■ GIVEN TASK ■
Return every line of the material exactly.

-- Start DATASET EXTRACT --

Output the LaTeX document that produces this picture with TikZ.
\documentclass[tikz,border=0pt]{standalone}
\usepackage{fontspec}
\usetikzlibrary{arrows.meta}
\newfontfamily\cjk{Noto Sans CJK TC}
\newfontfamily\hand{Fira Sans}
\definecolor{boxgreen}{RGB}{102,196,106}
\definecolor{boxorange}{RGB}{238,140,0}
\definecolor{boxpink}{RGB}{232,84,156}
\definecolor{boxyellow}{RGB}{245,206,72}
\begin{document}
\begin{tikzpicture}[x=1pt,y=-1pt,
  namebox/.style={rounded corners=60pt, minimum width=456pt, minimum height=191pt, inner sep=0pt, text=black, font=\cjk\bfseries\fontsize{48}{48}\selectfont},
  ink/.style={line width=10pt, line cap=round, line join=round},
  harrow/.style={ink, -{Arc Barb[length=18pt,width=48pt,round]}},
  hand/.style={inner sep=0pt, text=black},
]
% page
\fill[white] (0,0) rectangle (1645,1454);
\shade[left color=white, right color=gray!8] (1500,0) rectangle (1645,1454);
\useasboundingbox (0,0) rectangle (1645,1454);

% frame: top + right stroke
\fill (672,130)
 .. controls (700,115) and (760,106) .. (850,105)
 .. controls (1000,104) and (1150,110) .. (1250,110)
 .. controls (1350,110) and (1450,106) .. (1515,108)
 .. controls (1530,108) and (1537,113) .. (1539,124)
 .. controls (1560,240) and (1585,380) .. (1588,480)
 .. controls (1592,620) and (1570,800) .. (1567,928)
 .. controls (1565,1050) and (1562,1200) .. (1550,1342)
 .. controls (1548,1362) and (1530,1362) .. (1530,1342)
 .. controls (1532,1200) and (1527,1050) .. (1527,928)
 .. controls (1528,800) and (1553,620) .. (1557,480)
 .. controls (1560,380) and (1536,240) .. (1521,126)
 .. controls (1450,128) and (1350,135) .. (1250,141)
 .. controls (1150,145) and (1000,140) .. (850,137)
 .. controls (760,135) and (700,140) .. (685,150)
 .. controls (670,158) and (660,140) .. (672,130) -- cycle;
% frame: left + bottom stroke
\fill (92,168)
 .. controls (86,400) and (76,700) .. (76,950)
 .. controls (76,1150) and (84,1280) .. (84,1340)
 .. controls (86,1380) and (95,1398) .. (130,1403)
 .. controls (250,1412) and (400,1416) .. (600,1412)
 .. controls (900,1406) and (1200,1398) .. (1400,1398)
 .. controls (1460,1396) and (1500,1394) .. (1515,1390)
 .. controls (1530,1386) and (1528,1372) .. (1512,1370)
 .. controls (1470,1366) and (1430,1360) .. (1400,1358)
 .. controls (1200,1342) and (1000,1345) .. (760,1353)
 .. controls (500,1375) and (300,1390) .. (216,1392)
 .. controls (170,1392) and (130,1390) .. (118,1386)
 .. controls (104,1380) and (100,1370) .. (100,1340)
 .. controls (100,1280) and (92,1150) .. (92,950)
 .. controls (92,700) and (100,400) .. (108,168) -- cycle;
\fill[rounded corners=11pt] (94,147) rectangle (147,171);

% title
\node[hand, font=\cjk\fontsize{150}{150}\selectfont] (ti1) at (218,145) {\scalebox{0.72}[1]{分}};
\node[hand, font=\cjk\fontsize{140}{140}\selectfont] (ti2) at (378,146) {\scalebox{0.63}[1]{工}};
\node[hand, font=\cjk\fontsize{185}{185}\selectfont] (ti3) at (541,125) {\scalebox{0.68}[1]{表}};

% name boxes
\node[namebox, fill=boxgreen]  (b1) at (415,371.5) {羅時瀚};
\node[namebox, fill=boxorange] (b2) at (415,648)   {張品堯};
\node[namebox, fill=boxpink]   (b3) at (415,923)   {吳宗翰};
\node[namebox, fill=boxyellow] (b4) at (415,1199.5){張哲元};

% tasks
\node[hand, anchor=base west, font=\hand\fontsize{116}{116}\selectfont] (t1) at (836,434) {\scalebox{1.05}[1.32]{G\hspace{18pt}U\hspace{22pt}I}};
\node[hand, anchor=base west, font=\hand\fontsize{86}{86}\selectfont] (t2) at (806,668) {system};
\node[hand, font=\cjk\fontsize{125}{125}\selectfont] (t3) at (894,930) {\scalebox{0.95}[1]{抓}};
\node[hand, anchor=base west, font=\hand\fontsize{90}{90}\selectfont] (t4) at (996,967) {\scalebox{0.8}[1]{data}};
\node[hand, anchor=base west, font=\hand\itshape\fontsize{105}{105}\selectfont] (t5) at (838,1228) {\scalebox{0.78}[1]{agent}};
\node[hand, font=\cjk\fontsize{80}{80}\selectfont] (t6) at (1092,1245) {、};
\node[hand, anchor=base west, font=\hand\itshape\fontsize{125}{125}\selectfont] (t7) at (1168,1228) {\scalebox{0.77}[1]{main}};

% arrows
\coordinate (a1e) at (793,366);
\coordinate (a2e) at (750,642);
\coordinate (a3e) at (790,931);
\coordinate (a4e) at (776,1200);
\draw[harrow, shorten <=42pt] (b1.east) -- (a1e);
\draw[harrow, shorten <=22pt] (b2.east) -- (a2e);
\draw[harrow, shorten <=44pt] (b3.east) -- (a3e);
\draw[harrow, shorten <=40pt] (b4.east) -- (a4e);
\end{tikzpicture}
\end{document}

-- End DATASET EXTRACT --

■ WRITTEN RESPONSE ■
Output the LaTeX document that produces this picture with TikZ.
\documentclass[tikz,border=0pt]{standalone}
\usepackage{fontspec}
\usetikzlibrary{arrows.meta}
\newfontfamily\cjk{Noto Sans CJK TC}
\newfontfamily\hand{Fira Sans}
\definecolor{boxgreen}{RGB}{102,196,106}
\definecolor{boxorange}{RGB}{238,140,0}
\definecolor{boxpink}{RGB}{232,84,156}
\definecolor{boxyellow}{RGB}{245,206,72}
\begin{document}
\begin{tikzpicture}[x=1pt,y=-1pt,
  namebox/.style={rounded corners=60pt, minimum width=456pt, minimum height=191pt, inner sep=0pt, text=black, font=\cjk\bfseries\fontsize{48}{48}\selectfont},
  ink/.style={line width=10pt, line cap=round, line join=round},
  harrow/.style={ink, -{Arc Barb[length=18pt,width=48pt,round]}},
  hand/.style={inner sep=0pt, text=black},
]
% page
\fill[white] (0,0) rectangle (1645,1454);
\shade[left color=white, right color=gray!8] (1500,0) rectangle (1645,1454);
\useasboundingbox (0,0) rectangle (1645,1454);

% frame: top + right stroke
\fill (672,130)
 .. controls (700,115) and (760,106) .. (850,105)
 .. controls (1000,104) and (1150,110) .. (1250,110)
 .. controls (1350,110) and (1450,106) .. (1515,108)
 .. controls (1530,108) and (1537,113) .. (1539,124)
 .. controls (1560,240) and (1585,380) .. (1588,480)
 .. controls (1592,620) and (1570,800) .. (1567,928)
 .. controls (1565,1050) and (1562,1200) .. (1550,1342)
 .. controls (1548,1362) and (1530,1362) .. (1530,1342)
 .. controls (1532,1200) and (1527,1050) .. (1527,928)
 .. controls (1528,800) and (1553,620) .. (1557,480)
 .. controls (1560,380) and (1536,240) .. (1521,126)
 .. controls (1450,128) and (1350,135) .. (1250,141)
 .. controls (1150,145) and (1000,140) .. (850,137)
 .. controls (760,135) and (700,140) .. (685,150)
 .. controls (670,158) and (660,140) .. (672,130) -- cycle;
% frame: left + bottom stroke
\fill (92,168)
 .. controls (86,400) and (76,700) .. (76,950)
 .. controls (76,1150) and (84,1280) .. (84,1340)
 .. controls (86,1380) and (95,1398) .. (130,1403)
 .. controls (250,1412) and (400,1416) .. (600,1412)
 .. controls (900,1406) and (1200,1398) .. (1400,1398)
 .. controls (1460,1396) and (1500,1394) .. (1515,1390)
 .. controls (1530,1386) and (1528,1372) .. (1512,1370)
 .. controls (1470,1366) and (1430,1360) .. (1400,1358)
 .. controls (1200,1342) and (1000,1345) .. (760,1353)
 .. controls (500,1375) and (300,1390) .. (216,1392)
 .. controls (170,1392) and (130,1390) .. (118,1386)
 .. controls (104,1380) and (100,1370) .. (100,1340)
 .. controls (100,1280) and (92,1150) .. (92,950)
 .. controls (92,700) and (100,400) .. (108,168) -- cycle;
\fill[rounded corners=11pt] (94,147) rectangle (147,171);

% title
\node[hand, font=\cjk\fontsize{150}{150}\selectfont] (ti1) at (218,145) {\scalebox{0.72}[1]{分}};
\node[hand, font=\cjk\fontsize{140}{140}\selectfont] (ti2) at (378,146) {\scalebox{0.63}[1]{工}};
\node[hand, font=\cjk\fontsize{185}{185}\selectfont] (ti3) at (541,125) {\scalebox{0.68}[1]{表}};

% name boxes
\node[namebox, fill=boxgreen]  (b1) at (415,371.5) {羅時瀚};
\node[namebox, fill=boxorange] (b2) at (415,648)   {張品堯};
\node[namebox, fill=boxpink]   (b3) at (415,923)   {吳宗翰};
\node[namebox, fill=boxyellow] (b4) at (415,1199.5){張哲元};

% tasks
\node[hand, anchor=base west, font=\hand\fontsize{116}{116}\selectfont] (t1) at (836,434) {\scalebox{1.05}[1.32]{G\hspace{18pt}U\hspace{22pt}I}};
\node[hand, anchor=base west, font=\hand\fontsize{86}{86}\selectfont] (t2) at (806,668) {system};
\node[hand, font=\cjk\fontsize{125}{125}\selectfont] (t3) at (894,930) {\scalebox{0.95}[1]{抓}};
\node[hand, anchor=base west, font=\hand\fontsize{90}{90}\selectfont] (t4) at (996,967) {\scalebox{0.8}[1]{data}};
\node[hand, anchor=base west, font=\hand\itshape\fontsize{105}{105}\selectfont] (t5) at (838,1228) {\scalebox{0.78}[1]{agent}};
\node[hand, font=\cjk\fontsize{80}{80}\selectfont] (t6) at (1092,1245) {、};
\node[hand, anchor=base west, font=\hand\itshape\fontsize{125}{125}\selectfont] (t7) at (1168,1228) {\scalebox{0.77}[1]{main}};

% arrows
\coordinate (a1e) at (793,366);
\coordinate (a2e) at (750,642);
\coordinate (a3e) at (790,931);
\coordinate (a4e) at (776,1200);
\draw[harrow, shorten <=42pt] (b1.east) -- (a1e);
\draw[harrow, shorten <=22pt] (b2.east) -- (a2e);
\draw[harrow, shorten <=44pt] (b3.east) -- (a3e);
\draw[harrow, shorten <=40pt] (b4.east) -- (a4e);
\end{tikzpicture}
\end{document}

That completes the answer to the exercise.